Absolute power corrupts absolutely. I agree with Senator Warren on the need to break up big tech companies like Facebook, Google, Amazon. Will be introducing similar legislation in U.S. House. https://t.co/OrdOqH0ZFB
Buttigieg said that there’s “no question” US regulators have avoided their responsibility when it comes to policing tech platforms and their market power.
“In some ways these are monopoly problems and market problems that even though they’re associated with tech, [they’re] almost old-fashioned in their nature,” Buttigieg said in an interview with Axios.
When pressed about Warren’s proposal directly, Buttigieg said that the concentration of market control should “set off alarms.” But he also said he was concerned about other issues, like data ownership and privacy, that involve tech giants but aren’t necessarily covered by Warren’s proposal. “There’s a whole set of other issues that are less in the antitrust bucket,” he said.
Julian Castro said that Warren’s plan was “worth considering.” However, he focused his comments more specifically toward antitrust enforcement at large and the power held by major tech companies without going into much detail.

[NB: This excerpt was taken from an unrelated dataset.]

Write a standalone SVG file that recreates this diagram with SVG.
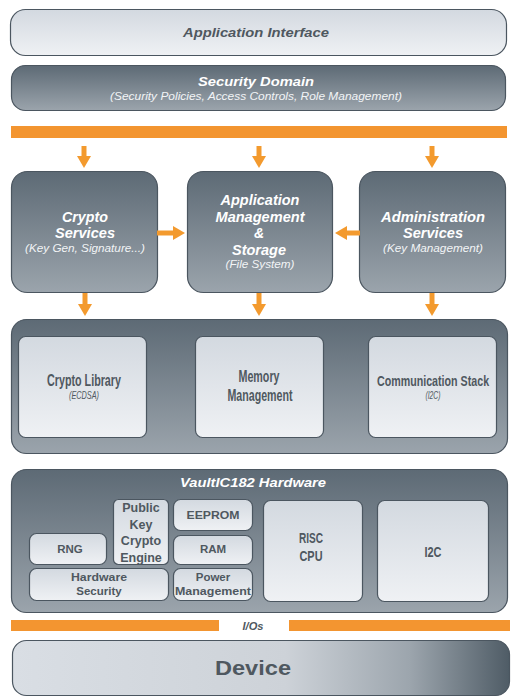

“I agree that we have to be much stronger in terms of antitrust enforcement,” he said. “I believe that we need to ask a lot more of people at the top in this country, and of wealthy corporations. I don’t understand how Amazon made $11 billion in profit last year, paid no federal taxes, and at the same time, New York was about to offer them a $3 billion package to locate their second headquarters.”
John Hickenlooper came out positioning himself as a centrist when he announced his presidential bid, but he’s also leaned into strengthening the enforcement of antitrust laws.
“Right now it seems like we say, well, if we get down to [two or three] competitors, that’s a competitive system. That’s probably nonsense,” Hickenlooper said.
He also said he’d like to see antitrust focus go beyond the tech giants. “What are the benefits to society when you have mergers of really large companies like these? Not just tech companies, but banks? It’s in what we call ‘value capture,’” he said. “It’s the companies saying: Well, we don’t need two HR teams, we’ll lay these people off.”
Sen. Gillibrand has yet to comment on the issue. However, she did criticize Amazon’s attempt to build a headquarters in the Long Island City neighborhood of New York City. The day after Amazon’s announcement, Gillibrand responded saying, “One of the wealthiest companies in history should not be receiving financial assistance from the taxpayers while too many New York families struggle to make ends meet.”